Generating the data

Next, generate the membership file with 1,000 members and assign it to the member dataframe. The wakefield package uses specialized functions to generate typical values for each of the specified variables:

  • The gender function will generate M, or F with a 50% chance of any individual row being a male or female
  • The set.seed(1010) directive guarantees that the results will be the same no matter how many times you run the code
  • The r_sample_replace() function will generate a unique member ID with a value from 1 to 1000
  • The income, children, employment, level, grad, year, state, and zip_code variables are all randomly generated without supplying any specialized parameters

Open up a new script window, and run the following code:

#GENERATE MEMBER
set.seed(1010)
member <- r_data_frame(
n=1000,
r_sample_replace(x = 1:1000,replace=FALSE,name="memberid"),
age,
gender(x = c("M","F"), prob = c(.5,.5),name="Gender"),
dob,
income,
children,
employment,
level,
grade,
year,
state,
zip_code
)

Similarly, generate the purchases file, and assign it to the purchases dataframe. The total amount purchases will come from a normal distribution with a mean purchases amount of 20,000 and a standard deviation of 1,000. The Product variable is a random product name coming from the letters A-Z.

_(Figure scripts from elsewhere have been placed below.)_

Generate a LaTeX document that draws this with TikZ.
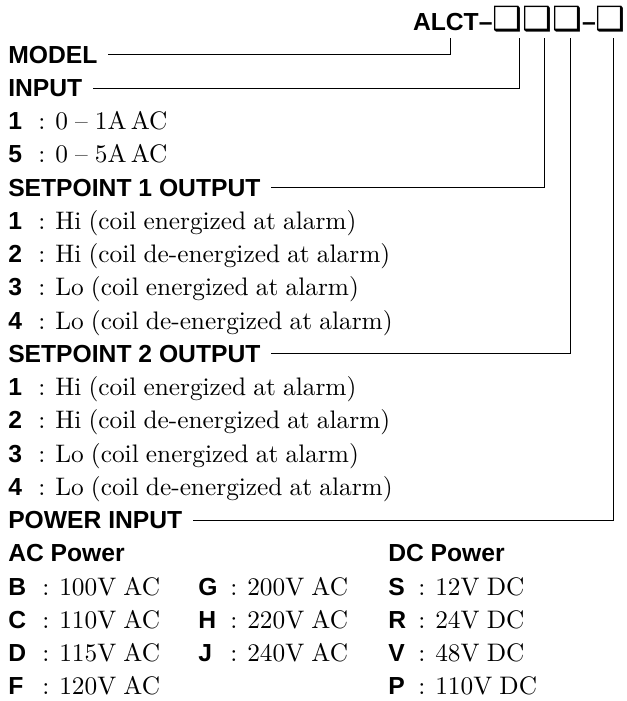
\documentclass[tikz,border=0pt]{standalone}
\usepackage{fontspec}
\setsansfont{Liberation Sans}
\newfontfamily\descfont{lmroman10-regular.otf}[Ligatures=TeX,WordSpace=0.85]
\newfontfamily\cboxfont{DejaVu Sans}
\usepackage{tikz}
\usetikzlibrary{positioning,calc}
\tikzset{
  hdr/.style={font=\sffamily\bfseries\fontsize{18.5}{22}\selectfont,inner sep=0pt,anchor=base west},
  desc/.style={font=\descfont\fontsize{19}{22}\selectfont,inner sep=0pt,anchor=base west},
  conn/.style={line width=0.6pt,black},
}

\begin{document}
\begin{tikzpicture}[x=0.75pt,y=-0.75pt]
  \useasboundingbox (0,0) rectangle (626,701);
  \def\rh{33.26}
  % part number
  \node[hdr,anchor=base east] (code) at (626,30)
    {ALCT--{\cboxfont\fontsize{25}{25}\selectfont ❑❑❑}--{\cboxfont\fontsize{25}{25}\selectfont ❑}};
  \coordinate (c-model) at (450,38);
  \coordinate (c-input) at (519,38);
  \coordinate (c-spa) at (544,38);
  \coordinate (c-spb) at (570,38);
  \coordinate (c-pwr) at (613,38);
  % headings
  \node[hdr] (model) at (8,63) {MODEL};
  \node[hdr] (input) at (8,{63+\rh}) {INPUT};
  \node[hdr] (spa) at (8,{63+4*\rh}) {SETPOINT 1 OUTPUT};
  \node[hdr] (spb) at (8,{63+9*\rh}) {SETPOINT 2 OUTPUT};
  \node[hdr] (pwr) at (8,{63+14*\rh}) {POWER INPUT};
  \draw[conn] ([xshift=8pt]model.east) -| (c-model);
  \draw[conn] ([xshift=8pt]input.east) -| (c-input);
  \draw[conn] ([xshift=8pt]spa.east) -| (c-spa);
  \draw[conn] ([xshift=8pt]spb.east) -| (c-spb);
  \draw[conn] ([xshift=8pt]pwr.east) -| (c-pwr);
  % input
  \foreach \k/\t [count=\i from 2] in {1/{0 -- 1A\,AC},5/{0 -- 5A\,AC}}{
    \node[hdr] (in-\k) at (8,{63+\i*\rh}) {\k};
    \node[desc] (in-\k-t) at (38,{63+\i*\rh}) {: \t};}
  % setpoint 1 / setpoint 2
  \foreach \k/\t [count=\i from 5] in {1/{Hi (coil energized at alarm)},2/{Hi (coil de-energized at alarm)},
      3/{Lo (coil energized at alarm)},4/{Lo (coil de-energized at alarm)}}{
    \node[hdr] (spa-\k) at (8,{63+\i*\rh}) {\k};
    \node[desc] (spa-\k-t) at (38,{63+\i*\rh}) {: \t};
    \node[hdr] (spb-\k) at (8,{63+(\i+5)*\rh}) {\k};
    \node[desc] (spb-\k-t) at (38,{63+(\i+5)*\rh}) {: \t};}
  % power
  \node[hdr] (ac) at (8,{63+15*\rh}) {AC Power};
  \node[hdr] (dc) at (388,{63+15*\rh}) {DC Power};
  \foreach \k/\t [count=\i from 16] in {B/100V AC,C/110V AC,D/115V AC,F/120V AC}{
    \node[hdr] (ac-\k) at (8,{63+\i*\rh}) {\k};
    \node[desc] (ac-\k-t) at (42,{63+\i*\rh}) {: \t};}
  \foreach \k/\t [count=\i from 16] in {G/200V AC,H/220V AC,J/240V AC}{
    \node[hdr] (ac-\k) at (198,{63+\i*\rh}) {\k};
    \node[desc] (ac-\k-t) at (230,{63+\i*\rh}) {: \t};}
  \foreach \k/\t [count=\i from 16] in {S/12V DC,R/24V DC,V/48V DC,P/110V DC}{
    \node[hdr] (dc-\k) at (388,{63+\i*\rh}) {\k};
    \node[desc] (dc-\k-t) at (418,{63+\i*\rh}) {: \t};}
\end{tikzpicture}
\end{document}
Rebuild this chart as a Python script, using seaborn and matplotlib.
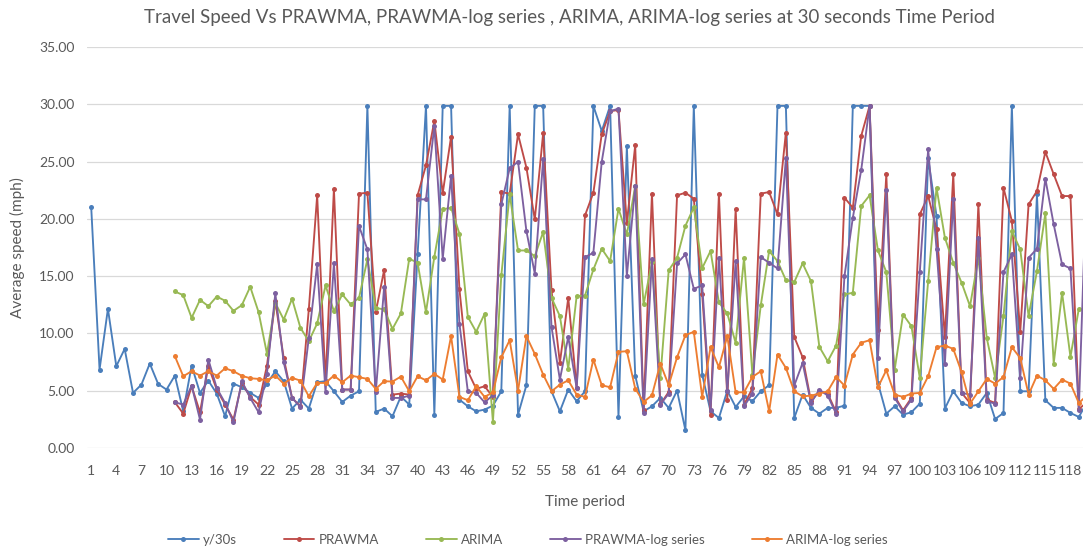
import numpy as np
import pandas as pd
import matplotlib
matplotlib.use("Agg")
import matplotlib.pyplot as plt
import seaborn as sns

# ---------------- data ----------------
periods = list(range(1, 121))

y30s = [21.06, 6.85, 12.15, 7.14, 8.65, 4.81, 5.53, 7.37, 5.59, 5.10,
        6.32, 3.20, 7.19, 4.81, 5.88, 4.75, 2.77, 5.62, 5.30, 4.81,
        4.37, 5.62, 6.70, 5.83, 3.44, 4.22, 3.44, 5.74, 5.83, 4.95,
        4.02, 4.57, 4.95, 29.86, 3.15, 3.44, 2.77, 4.50, 3.79, 16.90,
        29.86, 2.91, 29.86, 29.86, 4.22, 3.64, 3.20, 3.35, 3.70, 4.95,
        29.86, 2.91, 5.48, 29.86, 29.86, 4.95, 3.20, 5.10, 4.08, 4.95,
        29.86, 27.67, 29.86, 2.71, 26.36, 6.32, 3.20, 3.64, 4.37, 3.50,
        5.01, 1.54, 29.86, 6.41, 3.20, 2.62, 5.00, 3.58, 4.51, 4.08,
        4.95, 5.48, 29.86, 29.86, 2.62, 4.66, 3.50, 3.00, 3.50, 3.50,
        3.70, 29.86, 29.86, 29.86, 5.68, 3.00, 3.64, 2.91, 3.12, 3.87,
        25.30, 20.24, 3.44, 4.95, 3.93, 3.64, 3.79, 4.81, 2.53, 3.06,
        29.86, 4.95, 4.95, 22.14, 4.17, 3.50, 3.50, 3.06, 2.71, 4.00]

# forecasts start at period 11
prawma = [3.99, 3.00, 5.39, 3.12, 7.14, 5.10, 3.79, 2.48, 5.70, 4.45,
          3.79, 7.19, 12.82, 7.86, 4.37, 3.64, 12.09, 22.05, 5.74, 22.63,
          5.10, 5.10, 22.20, 22.28, 11.86, 15.53, 4.66, 4.75, 4.66, 22.05,
          24.67, 28.55, 22.23, 27.18, 13.84, 6.70, 5.16, 5.39, 4.46, 22.34,
          22.20, 27.38, 24.47, 19.95, 27.47, 13.75, 7.43, 13.11, 5.24, 20.30,
          22.28, 27.38, 29.40, 29.50, 19.66, 26.42, 3.30, 22.20, 3.80, 4.90,
          22.05, 22.28, 21.76, 13.40, 2.90, 22.20, 4.22, 20.83, 3.79, 5.20,
          22.20, 22.34, 20.39, 27.53, 9.70, 7.92, 4.08, 4.95, 4.75, 3.12,
          21.85, 20.97, 27.24, 29.86, 10.34, 23.89, 4.51, 3.29, 4.37, 20.39,
          21.99, 19.08, 9.70, 23.89, 4.81, 3.93, 21.26, 4.22, 3.93, 22.72,
          19.81, 10.14, 21.26, 22.43, 25.84, 23.89, 21.99, 21.99, 3.41, 4.00]

arima = [13.66, 13.34, 11.36, 12.93, 12.38, 13.22, 12.85, 11.97, 12.47, 14.07,
         11.86, 8.24, 12.67, 11.21, 13.02, 10.49, 9.32, 10.87, 14.19, 11.94,
         13.40, 12.53, 13.11, 16.46, 12.23, 12.09, 10.40, 11.74, 16.52, 16.17,
         11.86, 16.69, 20.83, 20.97, 18.70, 11.45, 10.14, 11.71, 2.27, 15.06,
         22.14, 17.24, 17.24, 16.75, 18.85, 13.11, 11.51, 6.90, 13.25, 13.31,
         15.58, 17.39, 16.31, 20.89, 18.64, 22.87, 12.53, 16.20, 6.10, 15.50,
         16.60, 19.40, 21.00, 15.70, 17.20, 12.70, 11.74, 9.18, 16.60, 6.41,
         12.44, 17.19, 16.31, 14.65, 14.48, 16.11, 14.56, 8.83, 7.57, 8.94,
         13.40, 13.55, 21.12, 22.05, 17.24, 15.35, 6.85, 11.65, 10.63, 6.12,
         14.56, 22.72, 18.35, 16.17, 14.42, 12.38, 16.60, 9.61, 6.12, 11.51,
         18.93, 17.33, 11.51, 15.44, 20.48, 7.37, 13.55, 7.95, 12.15, 12.00]

prawma_log = [3.99, 3.79, 5.45, 2.48, 7.72, 5.24, 3.93, 2.24, 5.83, 4.37,
              3.12, 6.50, 13.49, 7.49, 4.37, 3.58, 9.61, 16.02, 4.86, 16.11,
              5.10, 5.10, 19.37, 17.33, 4.86, 14.04, 4.37, 4.37, 4.57, 21.70,
              21.70, 28.11, 16.52, 23.74, 10.84, 4.95, 4.81, 3.99, 4.60, 21.26,
              24.41, 24.99, 18.93, 15.23, 25.20, 10.57, 5.97, 9.70, 5.24, 16.66,
              17.04, 24.99, 29.40, 29.62, 15.00, 22.87, 3.06, 16.46, 3.79, 4.75,
              16.11, 16.90, 13.89, 14.19, 3.35, 16.60, 5.00, 16.31, 3.64, 4.75,
              16.66, 16.17, 15.67, 25.28, 5.45, 7.43, 3.93, 5.10, 4.57, 3.00,
              15.00, 20.10, 24.26, 29.86, 7.86, 22.52, 4.37, 3.20, 4.22, 15.35,
              26.07, 17.39, 7.37, 21.76, 4.81, 4.66, 18.35, 4.08, 3.87, 15.35,
              16.90, 6.12, 16.60, 17.39, 23.51, 19.52, 16.02, 15.67, 3.35, 25.00]

arima_log = [8.01, 6.26, 6.70, 6.32, 6.70, 6.32, 6.96, 6.70, 6.30, 6.09,
             6.03, 5.91, 6.32, 5.62, 6.12, 5.88, 4.51, 5.68, 5.68, 6.32,
             5.74, 6.32, 6.18, 6.03, 5.16, 5.83, 5.80, 6.23, 4.95, 6.26,
             5.91, 6.47, 5.97, 9.76, 4.46, 4.17, 5.39, 4.46, 4.86, 7.92,
             9.41, 5.01, 9.76, 8.21, 6.41, 4.95, 5.53, 5.91, 4.66, 4.46,
             7.72, 5.48, 5.30, 8.39, 8.45, 5.19, 4.02, 4.60, 7.37, 5.48,
             7.92, 9.85, 10.14, 4.46, 8.80, 7.05, 9.76, 4.86, 4.86, 6.20,
             6.70, 3.20, 8.16, 6.99, 4.95, 4.51, 4.57, 4.75, 4.95, 6.20,
             5.45, 8.16, 9.18, 9.41, 5.30, 6.79, 4.66, 4.46, 4.75, 4.81,
             6.26, 8.80, 8.94, 8.65, 6.61, 3.87, 4.95, 6.03, 5.62, 6.20,
             8.80, 7.86, 4.66, 6.32, 5.91, 5.16, 5.97, 5.62, 3.93, 4.60]

series_names = ["y/30s", "PRAWMA", "ARIMA", "PRAWMA-log series", "ARIMA-log series"]
series_colors = ["#4A7EBB", "#BE4B48", "#98B954", "#7D60A0", "#ED7D31"]
xtick_labels = [str(v) for v in range(1, 119, 3)]

title = "Travel Speed Vs PRAWMA, PRAWMA-log series , ARIMA, ARIMA-log series at 30 seconds Time Period"

# ---------------- long-form table ----------------
start = 11
frames = [pd.DataFrame({"period": periods, "speed": y30s, "series": series_names[0]})]
for name, vals in zip(series_names[1:], [prawma, arima, prawma_log, arima_log]):
    frames.append(pd.DataFrame({"period": periods[start - 1:start - 1 + len(vals)],
                                "speed": vals, "series": name}))
df = pd.concat(frames, ignore_index=True)

# ---------------- plot ----------------
sns.set_style("white")
plt.rcParams["font.family"] = ["Lato", "DejaVu Sans"]

W, H = 1083, 551
fig = plt.figure(figsize=(W / 100, H / 100), dpi=100)
ax = fig.add_axes([87 / W, 1 - 448 / H, (W - 87) / W, 401 / H])

palette = dict(zip(series_names, series_colors))
sns.lineplot(data=df, x="period", y="speed", hue="series", hue_order=series_names,
             palette=palette, marker="o", markersize=3.6, markeredgewidth=0,
             linewidth=1.35, sort=True, estimator=None, legend=False, ax=ax)

ax.set_xlim(0.5, 119.5)
ax.set_ylim(0, 35)
ax.set_yticks(np.arange(0, 36, 5))
ax.set_yticklabels([f"{v:.2f}" for v in np.arange(0, 36, 5)])
ax.set_xticks(list(range(1, 119, 3)))
ax.set_xticklabels(xtick_labels)
ax.yaxis.grid(True, color="#D9D9D9", linewidth=0.9)
ax.xaxis.grid(False)
for s in ax.spines.values():
    s.set_visible(False)
ax.tick_params(axis="both", length=0, colors="#595959", labelsize=10)
ax.tick_params(axis="x", pad=12)
ax.tick_params(axis="y", pad=9)

ax.set_xlabel("Time period", fontsize=11, color="#595959", labelpad=13)
ax.set_ylabel("Average speed (mph)", fontsize=11, color="#595959", labelpad=10)

fig.text(570 / W, 1 - 17 / H, title, ha="center", va="center",
         fontsize=13.5, color="#595959")

handles = [plt.Line2D([], [], color=c, marker="o", markersize=3.6, markeredgewidth=0,
                      linewidth=1.35) for c in series_colors]
fig.legend(handles, series_names, loc="center", bbox_to_anchor=(528 / W, 1 - 540 / H),
           ncol=5, frameon=False, fontsize=9.5, handlelength=2.3, handletextpad=0.3,
           columnspacing=3.6, labelcolor="#595959")

fig.savefig("out.png", dpi=100)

This next code snippet will generate the purchases:

 
#GENERATE PURCHASES
set.seed(1010)

purchases <- r_data_frame(
n=1000,
r_sample_replace(x = 1:1000,replace=TRUE,name="memberid2"),
purch=rpois(lambda=1),
normal(mean = 20000, sd = 1000, min = NULL, max = NULL, name = "TotalAmount"),
upper(x = LETTERS, k=3, prob = NULL, name = "Product")
)
purchases$purch <- purchases$purch + 1
str(purchases)

After generating the purchases dataframe, we will write it to an external CSV file. The reason we are doing this is to demonstrate how we can filter rows from an external file using read.csv.sql:

#WRITE PURCHASES TO FILE

write.csv(purchases, "purchases.csv", quote = FALSE, row.names = FALSE)

Now we will read the purchases.csv back into R. But instead of reading the whole file, we will only read in those records where the TotalAmount > 20,000:

 
#read it back in

purchases_filtered <- read.csv.sql("purchases.csv",sql = "select * from file where TotalAmount > 20000 ")

You may be asking why we did it this way instead of just reading the whole file and then filtering it later. The answer is efficiency. Let's assume that in reality, the purchases file would be much larger than the 1,000 records it really is, and would contain lots of small purchases. We wouldn't want to take up processing time by reading all of these small transactions, since we are only interested in looking at high-value members. So, you can filter the data while reading the file, and only read in those members who had purchases greater than 20,000.